Need help with latex layers

Hi JannyGoats,

That can certainly be true. Comfort/pressure relief is what you feel when you first lie on a mattress and is relatively easy to determine based on “feel” but alignment/support is usually what you feel when you wake up in the morning and can be a little more difficult to assess.

Post #2 here has some suggestions about some of the more common sleeping symptoms that may be helpful.

The first thing I would suggest when you need to make some changes is a more detailed conversation with the manufacturer who will have more experience with their own mattresses and different configurations than anyone else.

I’d also be happy to make some general suggestions but it would be helpful to know a little bit more to get a better sense of what may be happening.

Alignment issues … and the lower back pain that can go with them … can involve some detective work to identify the underlying cause. The most common cause is from a mattress that is too soft and doesn’t have firm enough primary support under the pelvis. This can allow the pelvis to sink down too far and tilt which in turn affects the natural curve and alignment of the lumbar spine. It can also be from a mattress that is too firm and doesn’t have enough softness on top to fill in the gaps in the sleeping profile and provide the secondary support that is needed under the recessed curves of the spine. A mattress that is too firm can also lead to sleeping in a “twisted” position to avoid pressure points which can also cause lower back issues.

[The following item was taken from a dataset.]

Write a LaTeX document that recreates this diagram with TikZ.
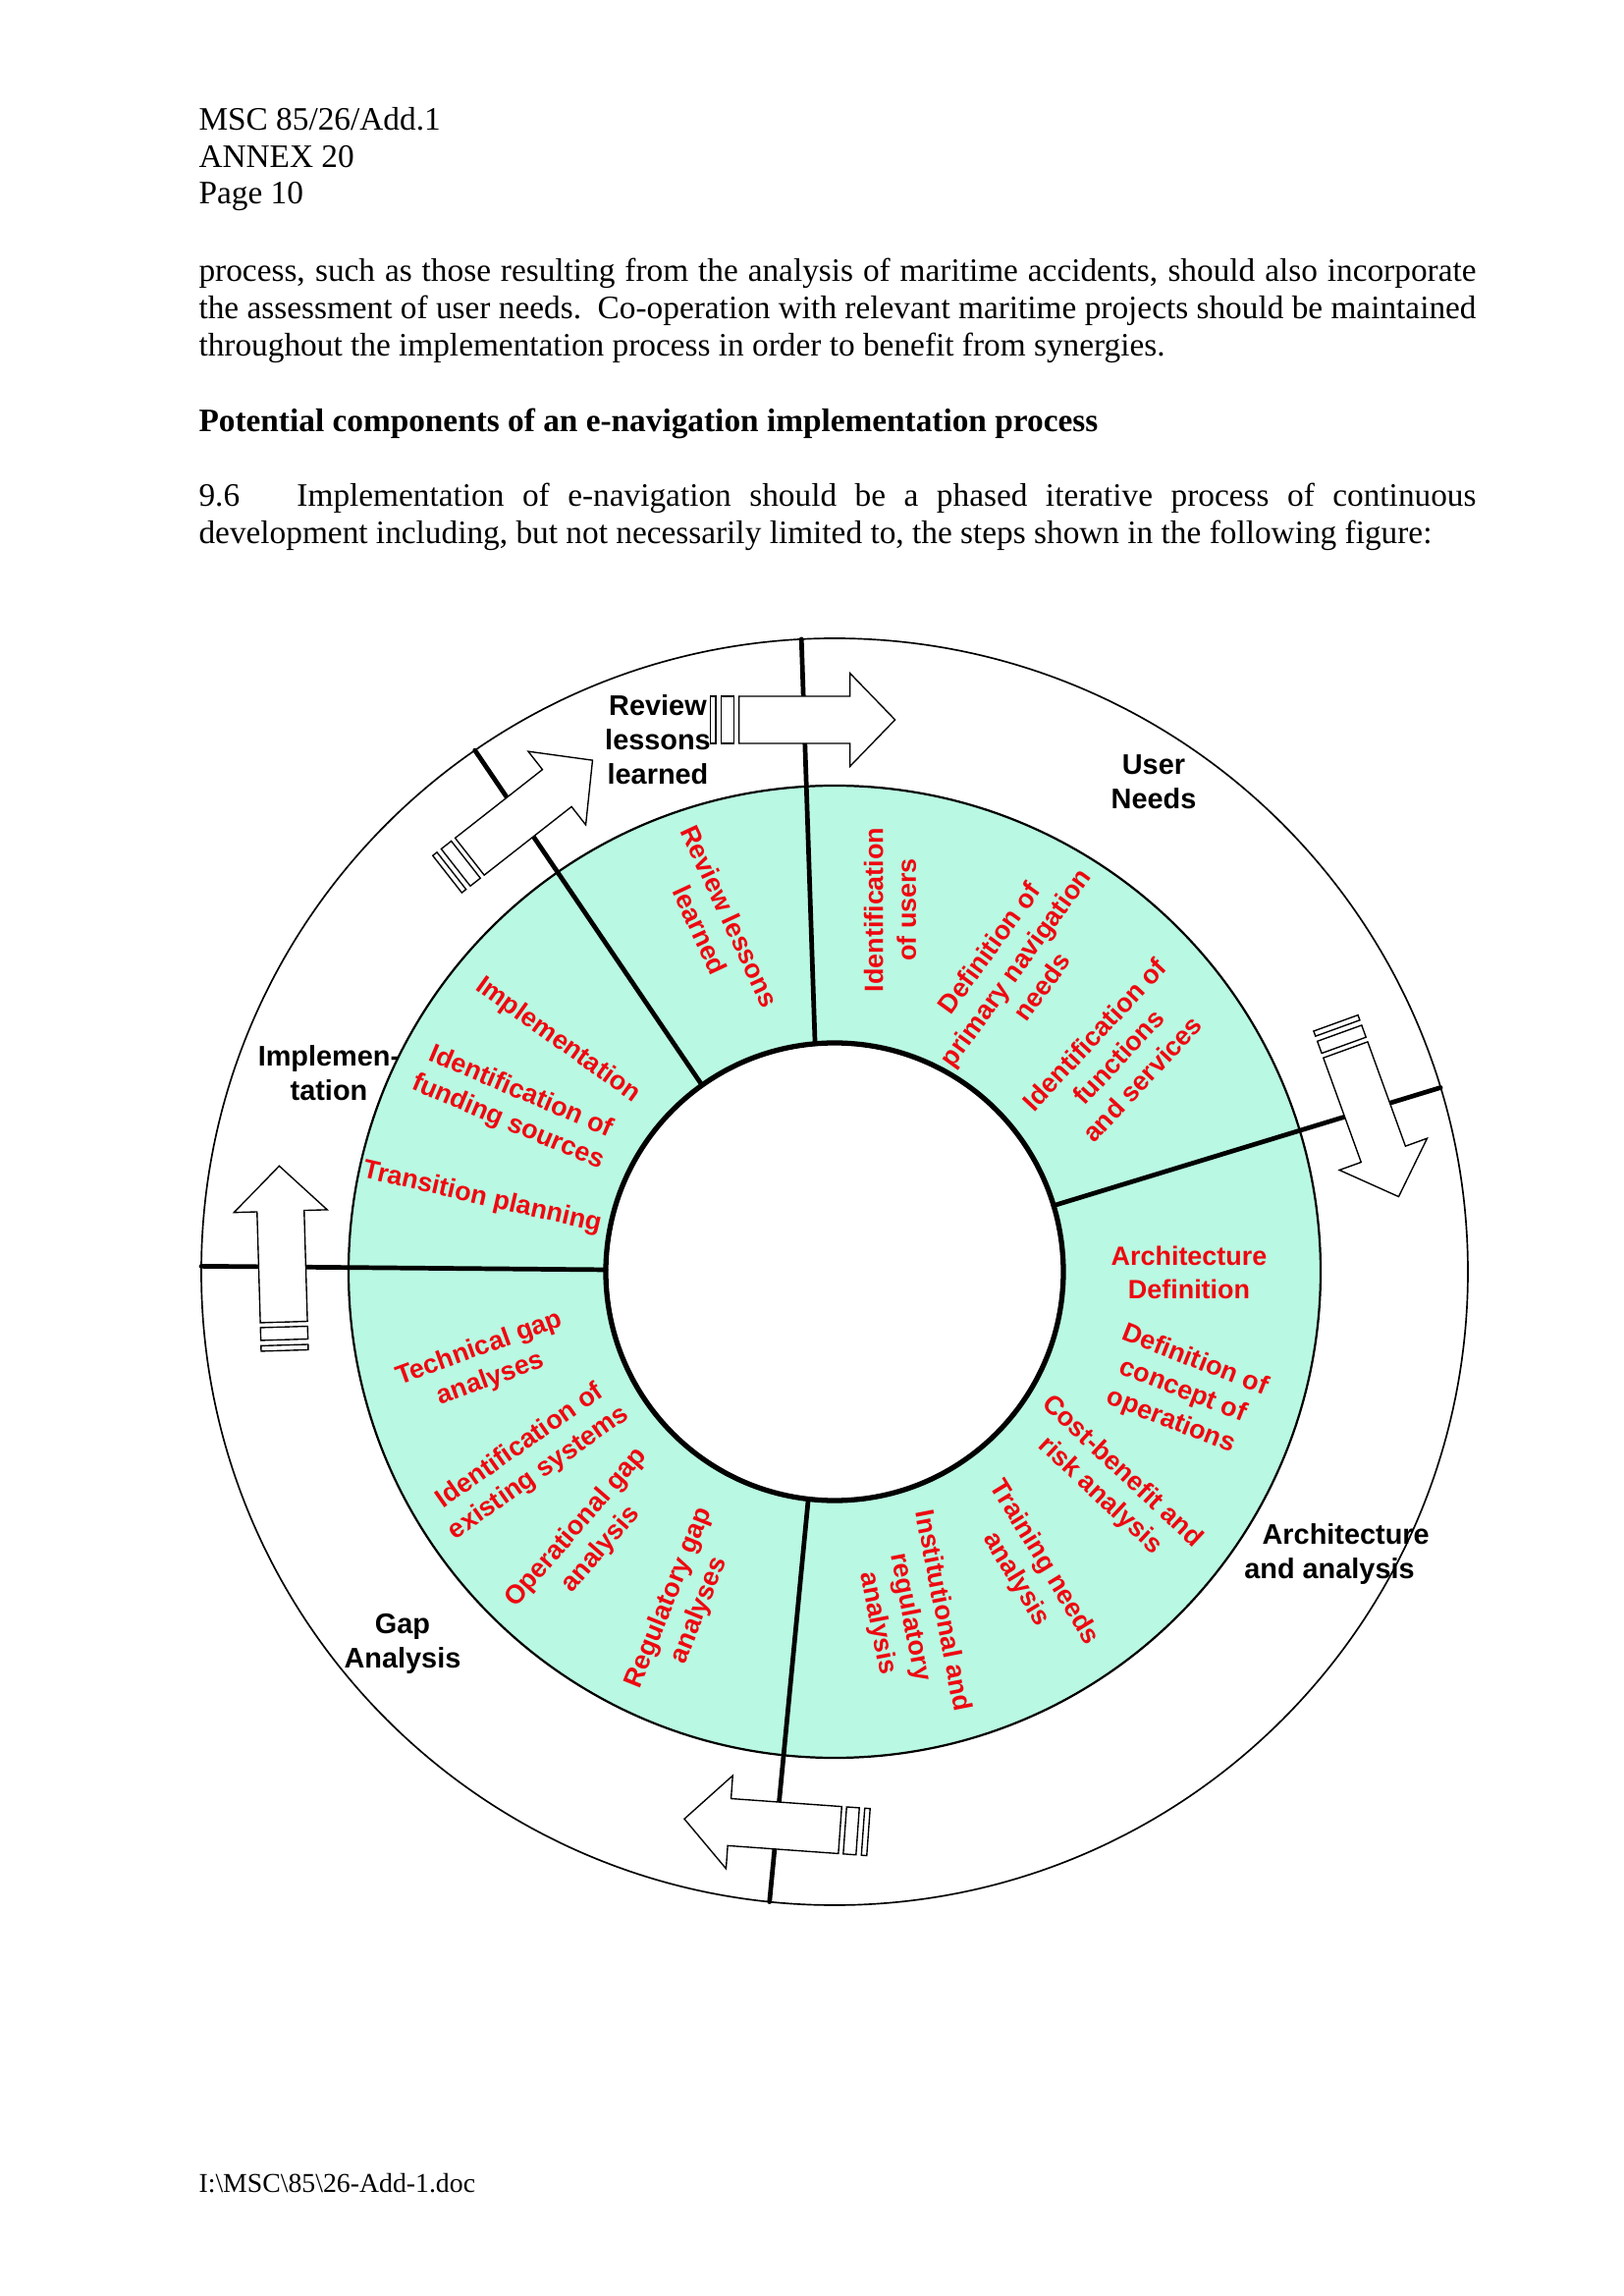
\documentclass[tikz,border=0pt]{standalone}
\usepackage{fontspec}
\setmainfont{Liberation Serif}
\setsansfont{Liberation Sans}
\definecolor{ringgreen}{RGB}{185,248,226}
\definecolor{taskred}{RGB}{238,8,16}
\tikzset{
  task/.style={font=\sffamily\bfseries\fontsize{9.7}{12}\selectfont, text=taskred, align=center, inner sep=0pt},
  phase/.style={font=\sffamily\bfseries\fontsize{10.4}{12.6}\selectfont, align=center, inner sep=0pt},
  divider/.style={line width=1.7pt, line cap=round},
  blockarrow/.style={draw, fill=white, line width=0.5pt, line join=miter},
  bodytext/.style={font=\fontsize{12}{13.6}\selectfont, inner sep=0pt, anchor=base west}
}
\newcommand{\phasearrow}[3]{%
  \begin{scope}[shift={(#1:#2)}, rotate=#3]
    \draw[blockarrow] (-94,-24) rectangle (-88.5,24);
    \draw[blockarrow] (-83,-24) rectangle (-70,24);
    \draw[blockarrow] (-65,-24) -- (48,-24) -- (48,-47.5) -- (94,0) -- (48,47.5) -- (48,24) -- (-65,24) -- cycle;
  \end{scope}}
\begin{document}
\begin{tikzpicture}[x=0.360119pt, y=0.360119pt]
      \path[use as bounding box, fill=white] (-850,-1043) rectangle (803,1295);
      \node[bodytext] (hdr1) at (-648,1162) {MSC 85/26/Add.1};
      \node[bodytext] (hdr2) at (-648,1124) {ANNEX 20};
      \node[bodytext] (hdr3) at (-648,1087) {Page 10};
      \node[bodytext, text width=468.5pt, align=justify] (para1) at (-648,1008)
        {\hyphenpenalty=10000 process, such as those resulting from the analysis of maritime accidents, should also incorporate\linebreak
         the assessment of user needs.\ \ Co-operation with relevant maritime projects should be maintained\linebreak
         throughout the implementation process in order to benefit from synergies.};
      \node[bodytext, font=\fontsize{12}{13.6}\selectfont\bfseries] (head) at (-648,855)
        {Potential components of an e-navigation implementation process};
      \node[bodytext, text width=468.5pt, align=justify] (para2) at (-648,779)
        {\hyphenpenalty=10000 \makebox[36pt][l]{9.6}Implementation of e-navigation should be a phased iterative process of continuous\linebreak
         development including, but not necessarily limited to, the steps shown in the following figure:};
      \node[bodytext, font=\fontsize{10}{12}\selectfont] (foot) at (-648,-937)
        {I:\textbackslash MSC\textbackslash 85\textbackslash 26-Add-1.doc};
      \fill[ringgreen, even odd rule] (0,0) circle[radius=495] (0,0) circle[radius=233];
      \draw[line width=0.8pt] (0,0) circle[radius=495];
      \draw[line width=0.6pt] (0,0) circle[radius=645];
      \draw[line width=1.9pt] (0,0) circle[radius=233];
      \begin{scope}[divider]
        \draw (94.9:233) -- (93:645);
        \draw (125.4:233) -- (124.6:645);
        \draw (179.5:233) -- (179.5:645);
        \draw (263.4:233) -- (264.1:645);
        \draw (16.8:233) -- (16.9:645);
      \end{scope}
      \phasearrow{93.3}{563}{0}
      \phasearrow{124.7}{563}{38.1}
      \phasearrow{16.9}{567}{-70.1}
      \phasearrow{264}{567}{175.9}
      \phasearrow{178.6}{563}{91.7}
      \node[phase] (review) at (-180,542) {Review\\lessons\\learned};
      \node[phase] (user) at (325,499) {User\\Needs};
      \node[phase] (archi) at (504,-288) {\hspace*{12pt}Architecture\\and analysis};
      \node[phase] (gap) at (-440,-378.5) {Gap\\Analysis};
      \node[phase] (impl) at (-515,202) {Implemen-\\tation};
      \node[task, rotate=-65] (rll) at (-121.7,355) {Review lessons\\learned};
      \node[task, rotate=90] (iou) at (56.5,368.5) {Identification\\of users};
      \node[task, rotate=54] (dpn) at (184,310) {Definition of\\primary navigation\\needs};
      \node[task, rotate=47] (ifs) at (289,219) {Identification of\\functions\\and services};
      \node[task] (ard) at (361,-1) {Architecture\\Definition};
      \node[task, rotate=-21.5] (dco) at (354.7,-121.7) {Definition of\\concept of\\operations};
      \node[task, rotate=-43] (cba) at (281.6,-215.9) {Cost-benefit and\\risk analysis};
      \node[task, rotate=-58.6] (tna) at (199,-304.8) {Training needs\\analysis};
      \node[task, rotate=-79] (ira) at (76.5,-351.8) {Institutional and\\regulatory\\analysis};
      \node[task, rotate=68] (rga) at (-153,-338.4) {Regulatory gap\\analyses};
      \node[task, rotate=49] (oga) at (-250.4,-271.8) {Operational gap\\analysis};
      \node[task, rotate=35] (ies) at (-310.6,-191.5) {Identification of\\existing systems};
      \node[task, rotate=20] (tga) at (-356,-94) {Technical gap\\analyses};
      \node[task, rotate=-13] (tpl) at (-359,75) {Transition planning};
      \node[task, rotate=-23] (ifd) at (-326.3,167.2) {Identification of\\funding sources};
      \node[task, rotate=-35.6] (imp) at (-281.6,235.5) {Implementation};
    \end{tikzpicture}
\end{document}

The first question I would have is whether you think your mattress is too soft or too firm.

It would also be helpful to know your body type and sleeping positions.

The type of mattress you have been used to sleeping on previously can also make a difference.

Finally it would also be helpful to know the specific configurations you have tried and rate them as better or worse in terms of the differences in your experience or symptoms in each of them over the course of a few nights so that they can be used as a reference point for the “direction” of change that may work best for you.

Generally the best approach is more detailed conversations with the manufacturer in combination with an incremental and “one step at a time approach” which can identify the effect and “direction” of each change and moves you towards your ideal combination but of course I’d also be happy to provide any thoughts I have as well.